Not all heroes wear capes—some wear false eyelashes. This was the mood at the Hilton Houston Post Oak last weekend when The Makeup Show came to town. This year marked the first in Houston for the traveling industry expo, which rerouted its Southern tour stop here from Dallas, which was its Texas hub for the last four years, to make it easier for Bayou City pros—including many who'd regularly traveled north to DFW—to participate.

With more than 50 beauty brands represented, The Makeup Show's new location did not disappoint. The event made it a point to prioritize accessible beauty while still paying homage to industry innovators. Household names like Too Faced, Mario Badescu, FRENDS Beauty Supply, Nyx, and Smashbox were all in attendance, as were some newer brands like Twinmedix and Rebels and Outlaws, the brand from James Vincent, one of artists responsible for The Makeup Show.

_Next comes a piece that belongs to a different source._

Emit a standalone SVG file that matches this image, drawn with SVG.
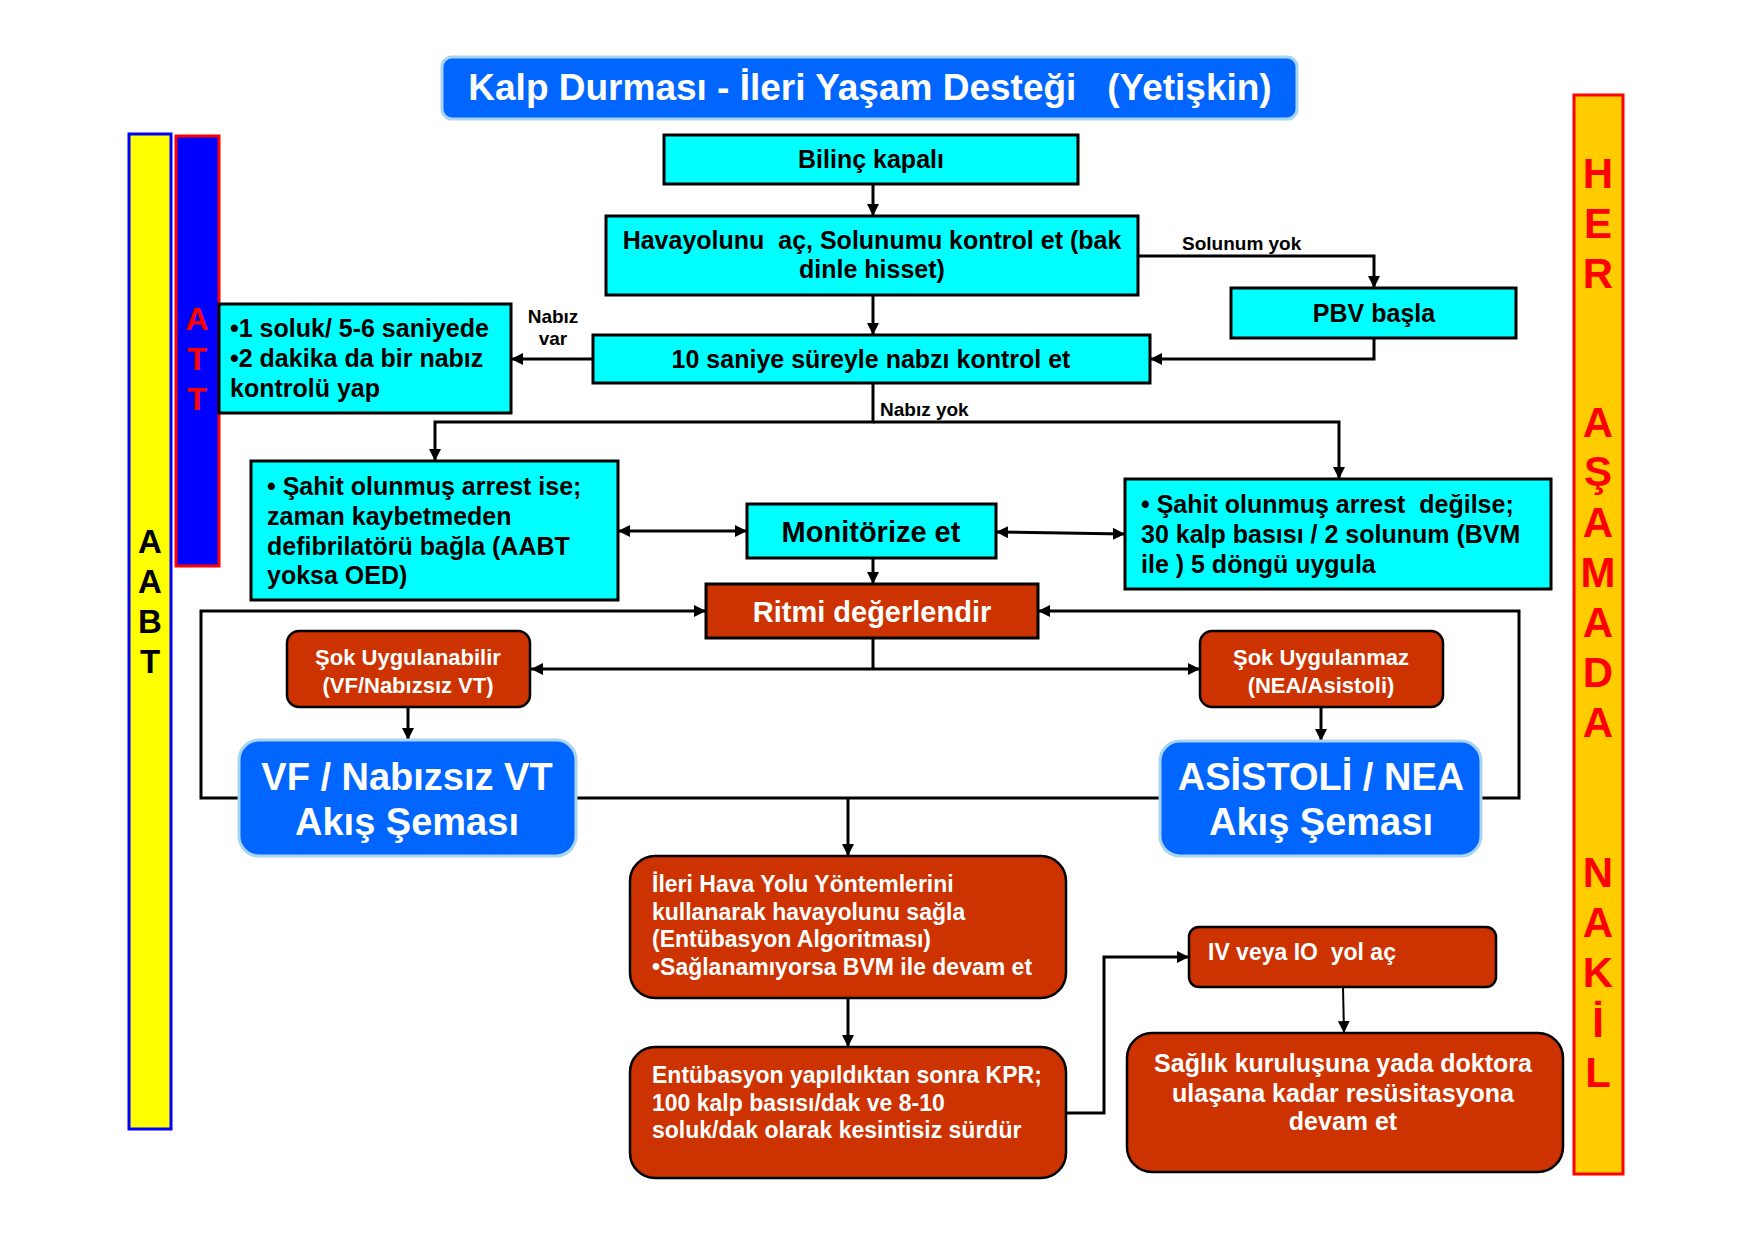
<svg xmlns="http://www.w3.org/2000/svg" width="1755" height="1240" viewBox="0 0 1755 1240">
<defs>
<marker id="ah" viewBox="0 0 10 10" refX="10" refY="5" markerWidth="12" markerHeight="12" markerUnits="userSpaceOnUse" orient="auto-start-reverse">
<path d="M0,0 L10,5 L0,10 z" fill="#000"/>
</marker>
</defs>
<style>
text{font-family:"Liberation Sans",Arial,sans-serif;font-weight:bold;}
.cy{fill:#00FFFF;stroke:#000;stroke-width:3;}
.rd{fill:#CC3300;stroke:#000;stroke-width:2.5;}
.bl{fill:#0066FF;stroke:#A8D4F0;stroke-width:3;}
.t25{font-size:25px;fill:#000;}
.w23{font-size:23px;fill:#fff;}
.w22{font-size:22px;fill:#fff;}
.big{font-size:38px;fill:#fff;text-anchor:middle;}
.lbl{font-size:19px;fill:#000;}
.c{text-anchor:middle;}
.con{fill:none;stroke:#000;stroke-width:3;}
.ar{marker-end:url(#ah);}
.ar2{marker-start:url(#ah);marker-end:url(#ah);}
.vr{font-size:42px;fill:#FF0000;text-anchor:middle;}
</style>
<rect width="1755" height="1240" fill="#fff"/>

<g id="bar-aabt">
<rect x="129" y="134" width="42" height="995" fill="#FFFF00" stroke="#0000FF" stroke-width="3"/>
<text x="150" y="553" font-size="33" class="c">A</text>
<text x="150" y="593" font-size="33" class="c">A</text>
<text x="150" y="633" font-size="33" class="c">B</text>
<text x="150" y="673" font-size="33" class="c">T</text>
</g>
<g id="bar-att">
<rect x="176" y="136" width="43" height="430" fill="#0000FF" stroke="#FF0000" stroke-width="3"/>
<text x="197" y="330" font-size="32" fill="#FF0000" class="c">A</text>
<text x="197" y="370" font-size="32" fill="#FF0000" class="c">T</text>
<text x="197" y="410" font-size="32" fill="#FF0000" class="c">T</text>
</g>
<g id="bar-nakil">
<rect x="1574" y="95" width="49" height="1079" fill="#FFCC00" stroke="#FF0000" stroke-width="3"/>
<text x="1598" y="188" class="vr">H</text>
<text x="1598" y="238" class="vr">E</text>
<text x="1598" y="288" class="vr">R</text>
<text x="1598" y="437" class="vr">A</text>
<text x="1598" y="486" class="vr">Ş</text>
<text x="1598" y="537" class="vr">A</text>
<text x="1598" y="587" class="vr">M</text>
<text x="1598" y="637" class="vr">A</text>
<text x="1598" y="687" class="vr">D</text>
<text x="1598" y="737" class="vr">A</text>
<text x="1598" y="887" class="vr">N</text>
<text x="1598" y="937" class="vr">A</text>
<text x="1598" y="987" class="vr">K</text>
<text x="1598" y="1037" class="vr">İ</text>
<text x="1598" y="1087" class="vr">L</text>
</g>

<g id="title">
<rect x="442" y="57" width="855" height="62" rx="10" class="bl"/>
<text x="870" y="100" font-size="37" fill="#fff" class="c" xml:space="preserve">Kalp Durması - İleri Yaşam Desteği   (Yetişkin)</text>
</g>

<g id="connectors">
<line x1="873" y1="184" x2="873" y2="216" class="con ar"/>
<line x1="873" y1="295" x2="873" y2="335" class="con ar"/>
<polyline points="1138,256 1374,256 1374,288" class="con ar"/>
<polyline points="1374,338 1374,359 1150,359" class="con ar"/>
<line x1="593" y1="359" x2="511" y2="359" class="con ar"/>
<polyline points="873,383 873,422 435,422 435,461" class="con ar"/>
<polyline points="873,422 1339,422 1339,479" class="con ar"/>
<line x1="618" y1="531" x2="747" y2="531" class="con ar2"/>
<line x1="996" y1="532" x2="1125" y2="534" class="con ar2"/>
<line x1="873" y1="558" x2="873" y2="584" class="con ar"/>
<line x1="873" y1="638" x2="873" y2="669" class="con"/>
<line x1="873" y1="669" x2="531" y2="669" class="con ar"/>
<line x1="873" y1="669" x2="1200" y2="669" class="con ar"/>
<line x1="408" y1="707" x2="408" y2="740" class="con ar"/>
<line x1="1321" y1="707" x2="1321" y2="741" class="con ar"/>
<polyline points="239,798 201,798 201,611 706,611" class="con ar"/>
<polyline points="1481,798 1519,798 1519,611 1038,611" class="con ar"/>
<line x1="576" y1="798" x2="1160" y2="798" class="con"/>
<line x1="848" y1="798" x2="848" y2="856" class="con ar"/>
<line x1="848" y1="998" x2="848" y2="1047" class="con ar"/>
<polyline points="1066,1113 1104,1113 1104,957 1189,957" class="con ar"/>
<line x1="1343" y1="987" x2="1344" y2="1033" class="con ar" style="stroke-width:2"/>
<text x="1182" y="250" class="lbl">Solunum yok</text>
<text x="553" y="323" class="lbl c">Nabız</text>
<text x="553" y="345" class="lbl c">var</text>
<text x="880" y="416" class="lbl">Nabız yok</text>
</g>

<g id="n-bilinc">
<rect x="664" y="135" width="414" height="49" class="cy"/>
<text x="871" y="168" class="t25 c">Bilinç kapalı</text>
</g>
<g id="n-havayolu">
<rect x="606" y="216" width="532" height="79" class="cy"/>
<text x="872" y="249" class="t25 c" xml:space="preserve">Havayolunu  aç, Solunumu kontrol et (bak</text>
<text x="872" y="278" class="t25 c">dinle hisset)</text>
</g>
<g id="n-pbv">
<rect x="1231" y="288" width="285" height="50" class="cy"/>
<text x="1374" y="322" class="t25 c">PBV başla</text>
</g>
<g id="n-nabiz">
<rect x="593" y="335" width="557" height="48" class="cy"/>
<text x="871" y="368" class="t25 c">10 saniye süreyle nabzı kontrol et</text>
</g>
<g id="n-soluk">
<rect x="219" y="304" width="292" height="109" class="cy"/>
<text x="230" y="337" class="t25">•1 soluk/ 5-6 saniyede</text>
<text x="230" y="367" class="t25">•2 dakika da bir nabız</text>
<text x="230" y="397" class="t25">kontrolü yap</text>
</g>
<g id="n-sahit1">
<rect x="251" y="461" width="367" height="139" class="cy"/>
<text x="267" y="495" class="t25">• Şahit olunmuş arrest ise;</text>
<text x="267" y="525" class="t25">zaman kaybetmeden</text>
<text x="267" y="555" class="t25">defibrilatörü bağla (AABT</text>
<text x="267" y="584" class="t25">yoksa OED)</text>
</g>
<g id="n-monitor">
<rect x="747" y="504" width="249" height="54" class="cy"/>
<text x="871" y="542" font-size="29" class="c">Monitörize et</text>
</g>
<g id="n-sahit2">
<rect x="1125" y="479" width="426" height="110" class="cy"/>
<text x="1141" y="513" class="t25" xml:space="preserve">• Şahit olunmuş arrest  değilse;</text>
<text x="1141" y="543" class="t25">30 kalp basısı / 2 solunum (BVM</text>
<text x="1141" y="573" class="t25">ile ) 5 döngü uygula</text>
</g>
<g id="n-ritmi">
<rect x="706" y="584" width="332" height="54" fill="#CC3300" stroke="#000" stroke-width="3"/>
<text x="872" y="622" font-size="29" fill="#fff" class="c">Ritmi değerlendir</text>
</g>
<g id="n-sok1">
<rect x="287" y="631" width="243" height="76" rx="12" class="rd"/>
<text x="408" y="665" class="w22 c">Şok Uygulanabilir</text>
<text x="408" y="693" class="w22 c">(VF/Nabızsız VT)</text>
</g>
<g id="n-sok2">
<rect x="1200" y="631" width="243" height="76" rx="12" class="rd"/>
<text x="1321" y="665" class="w22 c">Şok Uygulanmaz</text>
<text x="1321" y="693" class="w22 c">(NEA/Asistoli)</text>
</g>
<g id="n-vf">
<rect x="239" y="740" width="337" height="116" rx="20" class="bl"/>
<text x="407" y="790" class="big">VF / Nabızsız VT</text>
<text x="407" y="835" class="big">Akış Şeması</text>
</g>
<g id="n-asistoli">
<rect x="1160" y="741" width="321" height="115" rx="20" class="bl"/>
<text x="1321" y="790" class="big">ASİSTOLİ / NEA</text>
<text x="1321" y="835" class="big">Akış Şeması</text>
</g>
<g id="n-ileri">
<rect x="630" y="856" width="436" height="142" rx="25" class="rd"/>
<text x="652" y="892" class="w23">İleri Hava Yolu Yöntemlerini</text>
<text x="652" y="920" class="w23">kullanarak havayolunu sağla</text>
<text x="652" y="947" class="w23">(Entübasyon Algoritması)</text>
<text x="652" y="975" class="w23">•Sağlanamıyorsa BVM ile devam et</text>
</g>
<g id="n-entubasyon">
<rect x="630" y="1047" width="436" height="131" rx="25" class="rd"/>
<text x="652" y="1083" class="w23">Entübasyon yapıldıktan sonra KPR;</text>
<text x="652" y="1111" class="w23">100 kalp basısı/dak ve 8-10</text>
<text x="652" y="1138" class="w23">soluk/dak olarak kesintisiz sürdür</text>
</g>
<g id="n-iv">
<rect x="1189" y="927" width="307" height="60" rx="10" class="rd"/>
<text x="1208" y="960" class="w23" xml:space="preserve">IV veya IO  yol aç</text>
</g>
<g id="n-saglik">
<rect x="1127" y="1033" width="436" height="139" rx="25" class="rd"/>
<text x="1343" y="1072" font-size="25" fill="#fff" class="c">Sağlık kuruluşuna yada doktora</text>
<text x="1343" y="1102" font-size="25" fill="#fff" class="c">ulaşana kadar resüsitasyona</text>
<text x="1343" y="1130" font-size="25" fill="#fff" class="c">devam et</text>
</g>
</svg>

Exploring the brands in an expo-like setting is certainly a big part of The Makeup Show experience. But while the discounted products alone make the show a must-see for beauty aficionados, the educational aspect is really what leaves an impression long after the bronzer comes off.

If makeup artists had a mecca, this would be it. The show does an excellent job of showcasing beauty standouts like Sam Visser, famous for his work with the Kardashians; Pati Dubroff, the go-to MUA for stars like Margot Robbie and Priyanka Chopra; Danessa Myricks, a former director of innovation for Benefit Cosmetics and master in multi-dimensional application; and more. It's a beauty school experience that's sure to influence artists and hobbyists alike.

Last weekend, every seminar room in the Hilton was filled with industry elites who advised on everything from achieving the ultimate smoky eye to building your own beauty brand. Aside from packing the house, The Makeup Show proved you never have to choose between beauty and brains—the show's talented assortment of pros managed to offer both to the public with grace, authority, and a seriously poppin' highlight.

Building industry connections is a massive part of the show, too, and attendees cannot sleep on the serious networking opportunities. Everyone who is anyone in the beauty world shows up here, so it’s easy to understand why owner Shelly Tagar chose to move her show to Space City following the aftermath of Hurricane Harvey, citing a commitment to building up this community and reaching more struggling local artists with limited resources. Given last weekend's line just to park, it's safe to say H-Town is feeling the love. 

With Houston as the new Southern hub for The Makeup Show and with trends like glitter, metallics, and dewy glows to look forward to, it’s also safe to say that the future looks bright. If you want to stay ahead of the next brow trend (spoiler alert: this year it’s all about a natural look), use your now so-last-season brow pencil to mark your calendar for The Makeup Show’s 2020 return.